The photograph showed nine books, eight of which were older than me. Here are some things about that photograph that are true:
1) I took it in the school library;
2) I didn't stage it--I neither added nor removed books from the shelf.
3) I was appalled by it.

Here are some things that are also true:
1) It was the worst shelf in the library. I wasn't looking for a typical shelf, or a median shelf--I took and posted the very worst one.
2) It's possible (and I admit this didn't occur to me until the principal pointed it out) that part of the reason the shelf looks so awful and out-of-date is that all the modern books that would be shelved there (the principal said Harry Potter would be a prime example) were checked out.
3) This is the most important point: there is more to that school than that bookshelf.

I wanted to illustrate a point about how poverty affects our public school system. I started ALI in the first place because of the glaring discrepancies between the average performance of low-income students and the average performance of their more affluent classmates. (Richer kids are 2 1/2 times more likely to read proficiently than poorer ones.) I started ALI because the way we fund public schools through property taxes makes me crazy, since it means that our schools in poor neighborhoods have far fewer resources than those in rich ones. (If I could change anything about education, it would be this.) I give out books because I know that poorer kids by and large lack access to them, and that this lack of access is a driving factor in their lower reading levels, and, therefore, chances of later success.

But. Showing only one photograph taken at one point in time told one story about this school: poverty. And that isn't the only story.

Six years ago this particular school ranked in the bottom 10% of public schools in the state of Virginia. This year it was rated one of the top 73 public elementary schools in the entire country. Since there are over one thousand elementary schools in Virginia alone, that's quite an achievement. And, during those six years, the amount of funding the school got didn't change. The demographics of the student body (97% free lunch) didn't change. The staff and teachers poured a lot into that school, and did an awful lot of things right, and have made the students' futures immeasurably brighter.
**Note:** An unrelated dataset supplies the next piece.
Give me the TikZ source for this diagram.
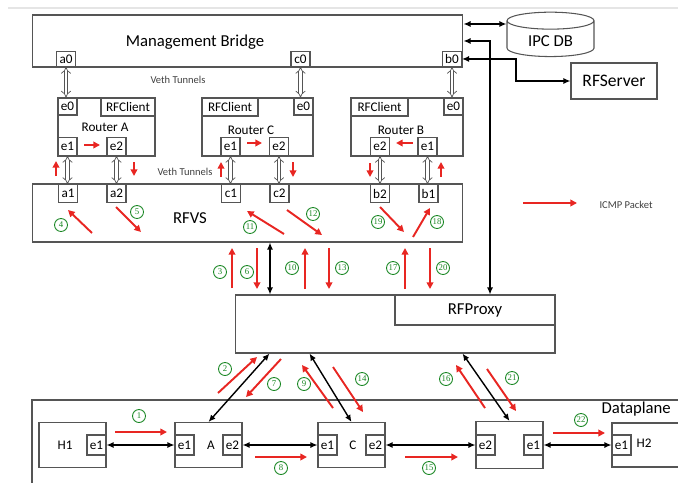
\documentclass[tikz,border=0pt]{standalone}
\usepackage{fontspec}
\setmainfont{Carlito}
\newfontfamily\numfont{Liberation Serif}
\usetikzlibrary{arrows.meta,shapes.geometric,calc}
\definecolor{pktred}{RGB}{232,38,34}
\definecolor{stepgreen}{RGB}{25,135,35}
\definecolor{linegray}{RGB}{85,85,85}

\begin{document}
\begin{tikzpicture}[x=0.02cm, y=-0.02cm,
    box/.style={draw=linegray, line width=0.6pt, inner sep=0pt},
    port/.style={box, fill=white, font=\fontsize{7.5}{8}\selectfont, minimum width=0.38cm, minimum height=0.36cm},
    tunnel/.style={draw=linegray, line width=0.4pt, double=white, double distance=1.6pt, {Implies}-{Implies}},
    link/.style={black, line width=0.8pt, {Latex[length=4pt,width=3.5pt]}-{Latex[length=4pt,width=3.5pt]}},
    pkt/.style={pktred, line width=1.1pt, -{Triangle[length=3.8pt,width=3.8pt]}},
    num/.style={draw=stepgreen, text=stepgreen, circle, line width=0.5pt, inner sep=0pt, minimum size=0.26cm, font=\numfont\fontsize{5}{5}\selectfont},
    lbl/.style={font=\fontsize{7.5}{8}\selectfont},
    big/.style={font=\fontsize{9.5}{10}\selectfont},
    tiny/.style={text=black!75, font=\fontsize{6}{6}\selectfont}]
    \useasboundingbox (0,0) rectangle (678,483);
    \draw[gray!20, line width=0.6pt] (8,8) -- (678,8);

    % 绘制管理网桥
    \node[box, minimum width=8.62cm, minimum height=1.04cm] (mb) at (247.5,41) {};
    \node[big] (mbtext) at (195,42) {Management Bridge};
    \node[port, minimum height=0.3cm, anchor=south] (a0) at (66,67) {a0};
    \node[port, minimum height=0.3cm, anchor=south] (c0) at (300.5,67) {c0};
    \node[port, minimum height=0.3cm, anchor=south] (b0) at (452,67) {b0};

    % 绘制 IPC DB 与 RFServer
    \node[cylinder, shape border rotate=90, draw=linegray, line width=0.6pt, aspect=0.3, minimum width=1.74cm, minimum height=0.8cm, big] (ipc) at (550.5,41) {IPC DB};
    \node[box, minimum width=1.72cm, minimum height=0.72cm, font=\fontsize{10}{11}\selectfont] (rfs) at (614,81) {RFServer};
    \draw[link] (mb.east |- 0,24) -- (ipc.west |- 0,24);
    \draw[link] (b0.east) -- ++(54,0) |- (rfs.west);

    % 绘制路由器 A
    \node[box, minimum width=1.94cm, minimum height=1.16cm] (ra) at (106.5,127) {};
    \node[box, lbl, anchor=north east, minimum width=1.08cm, minimum height=0.36cm] (rca) at (ra.north east) {RFClient};
    \node[port, anchor=north west, minimum height=0.34cm] (ae0) at (ra.north west) {e0};
    \node[lbl] (ratext) at (105,127) {Router A};
    \node[port, anchor=south] (ae1) at (67.5,156) {e1};
    \node[port, anchor=south] (ae2) at (116.5,156) {e2};

    % 绘制路由器 C
    \node[box, minimum width=2.22cm, minimum height=1.16cm] (rc) at (257.5,127) {};
    \node[box, lbl, anchor=north west, minimum width=1.12cm, minimum height=0.36cm] (rcc) at (rc.north west) {RFClient};
    \node[port, anchor=north east, minimum height=0.34cm] (ce0) at (rc.north east) {e0};
    \node[lbl] (rctext) at (251,130) {Router C};
    \node[port, anchor=south] (ce1) at (230.5,156) {e1};
    \node[port, anchor=south] (ce2) at (279,156) {e2};

    % 绘制路由器 B
    \node[box, minimum width=2.24cm, minimum height=1.16cm] (rb) at (407,127) {};
    \node[box, lbl, anchor=north west, minimum width=1.14cm, minimum height=0.36cm] (rcb) at (rb.north west) {RFClient};
    \node[port, anchor=north east, minimum height=0.34cm] (be0) at (rb.north east) {e0};
    \node[lbl] (rbtext) at (401,130) {Router B};
    \node[port, anchor=south] (be2) at (380,156) {e2};
    \node[port, anchor=south] (be1) at (427.5,156) {e1};

    % 绘制 RFVS
    \node[box, minimum width=8.62cm, minimum height=1.16cm] (rfvs) at (247.5,213) {};
    \node[big] (rfvstext) at (190,218) {RFVS};
    \node[port, anchor=north] (a1) at (68,184) {a1};
    \node[port, anchor=north] (a2) at (116.5,184) {a2};
    \node[port, anchor=north] (c1) at (231,184) {c1};
    \node[port, anchor=north] (c2) at (279.5,184) {c2};
    \node[port, anchor=north] (b2) at (380,184) {b2};
    \node[port, anchor=north] (b1) at (428.5,184) {b1};

    % 绘制 Veth 隧道
    \draw[tunnel] (a0.south) -- (a0.south |- ae0.north);
    \draw[tunnel] (c0.south) -- (c0.south |- ce0.north);
    \draw[tunnel] (b0.south) -- (b0.south |- be0.north);
    \draw[tunnel] (ae1.south) -- (ae1.south |- a1.north);
    \draw[tunnel] (ae2.south) -- (ae2.south |- a2.north);
    \draw[tunnel] (ce1.south) -- (ce1.south |- c1.north);
    \draw[tunnel] (ce2.south) -- (ce2.south |- c2.north);
    \draw[tunnel] (be2.south) -- (be2.south |- b2.north);
    \draw[tunnel] (be1.south) -- (be1.south |- b1.north);
    \node[tiny] (veth1) at (178,80) {Veth Tunnels};
    \node[tiny] (veth2) at (185,172) {Veth Tunnels};

    % 绘制 RFProxy
    \node[box, minimum width=6.4cm, minimum height=1.16cm] (proxy) at (395,324) {};
    \node[box, big, anchor=north east, minimum width=3.2cm, minimum height=0.6cm] (rfproxy) at (proxy.north east) {RFProxy};
    \draw[link] (rfvs.south -| 270,0) -- (proxy.north -| 270,0);
    \draw[link] (mb.east) -| (proxy.north -| 490,0);

    % 绘制数据平面
    \draw[linegray, line width=0.6pt] (678,400) -- (32,400) -- (32,483);
    \node[big, anchor=east] (dptext) at (677,409) {Dataplane};
    \node[box, minimum width=1.34cm, minimum height=0.9cm] (h1) at (72.5,445) {};
    \node[lbl] (h1text) at (65,445) {H1};
    \node[port, anchor=east, minimum height=0.4cm] (h1e1) at (h1.east) {e1};
    \node[box, minimum width=1.34cm, minimum height=0.9cm] (sa) at (208.5,445) {};
    \node[lbl] (satext) at (211,445) {A};
    \node[port, anchor=west, minimum height=0.4cm] (sae1) at (sa.west) {e1};
    \node[port, anchor=east, minimum height=0.4cm] (sae2) at (sa.east) {e2};
    \node[box, minimum width=1.34cm, minimum height=0.9cm] (sc) at (351.5,445) {};
    \node[lbl] (sctext) at (353,445) {C};
    \node[port, anchor=west, minimum height=0.4cm] (sce1) at (sc.west) {e1};
    \node[port, anchor=east, minimum height=0.4cm] (sce2) at (sc.east) {e2};
    \node[box, minimum width=1.34cm, minimum height=0.94cm] (sb) at (509.5,445) {};
    \node[port, anchor=west, minimum height=0.4cm] (sbe2) at (sb.west) {e2};
    \node[port, anchor=east, minimum height=0.4cm] (sbe1) at (sb.east) {e1};
    \node[box, minimum width=1.56cm, minimum height=0.88cm] (h2) at (651,445) {};
    \node[lbl] (h2text) at (644,443) {H2};
    \node[port, anchor=west, minimum height=0.4cm] (h2e1) at (h2.west) {e1};
    \draw[link] (h1e1.east) -- (sae1.west);
    \draw[link] (sae2.east) -- (sce1.west);
    \draw[link] (sce2.east) -- (sbe2.west);
    \draw[link] (sbe1.east) -- (h2e1.west);
    \draw[link] ($(proxy.south west)+(35,0)$) -- (sa.north);
    \draw[link] ($(proxy.south west)+(75,0)$) -- (sc.north);
    \draw[link] ($(proxy.south west)+(228,0)$) -- (sb.north);

    % 标注路由器内的 ICMP 包
    \draw[pkt] (84,145) -- (100,145);
    \draw[pkt] (56,176) -- (56,161);
    \draw[pkt] (134,162) -- (134,176);
    \draw[pkt] (247,143) -- (262,143);
    \draw[pkt] (221,177) -- (221,162);
    \draw[pkt] (293,162) -- (293,177);
    \draw[pkt] (413,143) -- (396,143);
    \draw[pkt] (370,163) -- (370,177);
    \draw[pkt] (441,177) -- (441,162);

    % 标注 RFVS 内的 ICMP 包
    \draw[pkt] (92,233) -- (68,210);
    \node[num] (n4) at (61,225) {4};
    \draw[pkt] (116,207) -- (141,232);
    \node[num] (n5) at (137,212) {5};
    \draw[pkt] (284,234) -- (247,211);
    \node[num] (n11) at (250,227) {11};
    \draw[pkt] (287,210) -- (322,235);
    \node[num] (n12) at (313,214) {12};
    \draw[pkt] (380,207) -- (404,232);
    \node[num] (n19) at (378,222) {19};
    \draw[pkt] (413,237) -- (430,208);
    \node[num] (n18) at (437,222) {18};

    % 标注 RFVS 与 RFProxy 之间的 ICMP 包
    \draw[pkt] (232,288) -- (232,248);
    \node[num] (n3) at (220,272) {3};
    \draw[pkt] (257,248) -- (257,289);
    \node[num] (n6) at (247,272) {6};
    \draw[pkt] (305,289) -- (305,248);
    \node[num] (n10) at (292,268) {10};
    \draw[pkt] (329,248) -- (329,289);
    \node[num] (n13) at (342,268) {13};
    \draw[pkt] (405,289) -- (405,248);
    \node[num] (n17) at (393,268) {17};
    \draw[pkt] (430,248) -- (430,289);
    \node[num] (n20) at (443,268) {20};

    % 标注数据平面的 ICMP 包
    \draw[pkt] (115,432) -- (167,432);
    \node[num] (n1) at (139,416) {1};
    \draw[pkt] (218,393) -- (257,357);
    \node[num] (n2) at (225,369) {2};
    \draw[pkt] (281,359) -- (246,397);
    \node[num] (n7) at (274,384) {7};
    \draw[pkt] (255,457) -- (307,457);
    \node[num] (n8) at (281,468) {8};
    \draw[pkt] (333,408) -- (302,365);
    \node[num] (n9) at (304,384) {9};
    \draw[pkt] (333,367) -- (363,412);
    \node[num] (n14) at (362,379) {14};
    \draw[pkt] (405,457) -- (458,457);
    \node[num] (n15) at (429,468) {15};
    \draw[pkt] (485,408) -- (456,365);
    \node[num] (n16) at (446,379) {16};
    \draw[pkt] (487,369) -- (516,411);
    \node[num] (n21) at (512,378) {21};
    \draw[pkt] (553,433) -- (605,433);
    \node[num] (n22) at (581,420) {22};

    % 图例
    \draw[pkt] (523,203) -- (577,203);
    \node[tiny] (legend) at (626,205) {ICMP Packet};
\end{tikzpicture}
\end{document}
That's a more important part of this school's story than the books in the library.

Here's another thing I didn't realize until after I posted that blog and got some responses: people thought that the photograph could only have been taken in a very low-income school in Appalachia. That it was somehow a regional thing.

I wish that were true, because it would make the problem so much smaller. It's not. Those of you who wrote me from around the country--there are schools like this near you. Really there are. A quick glance at Niche.com--San Francisco, a school that's 73% free lunch, 37% reading proficiency. Chicago, near where my son works--82% free lunch, 32% reading proficiency. Tampa: 82% free lunch, 28% reading proficiency.

There are underfunded public schools everywhere. Most of them have almost no budget for new library books. Some of them have no trained librarians. It's a national disgrace, which is the point I was trying to make, albeit imperfectly.

To the students, teachers, and families of the school whose photo I posted: I apologize. I regret misrepresenting you, and I'll try hard not to do it, not only to you but to any school, again.

And also? Despite the hardships you've had to work with, you're reading at 72% proficiency. Y'all are kicking it. I'm glad to know you.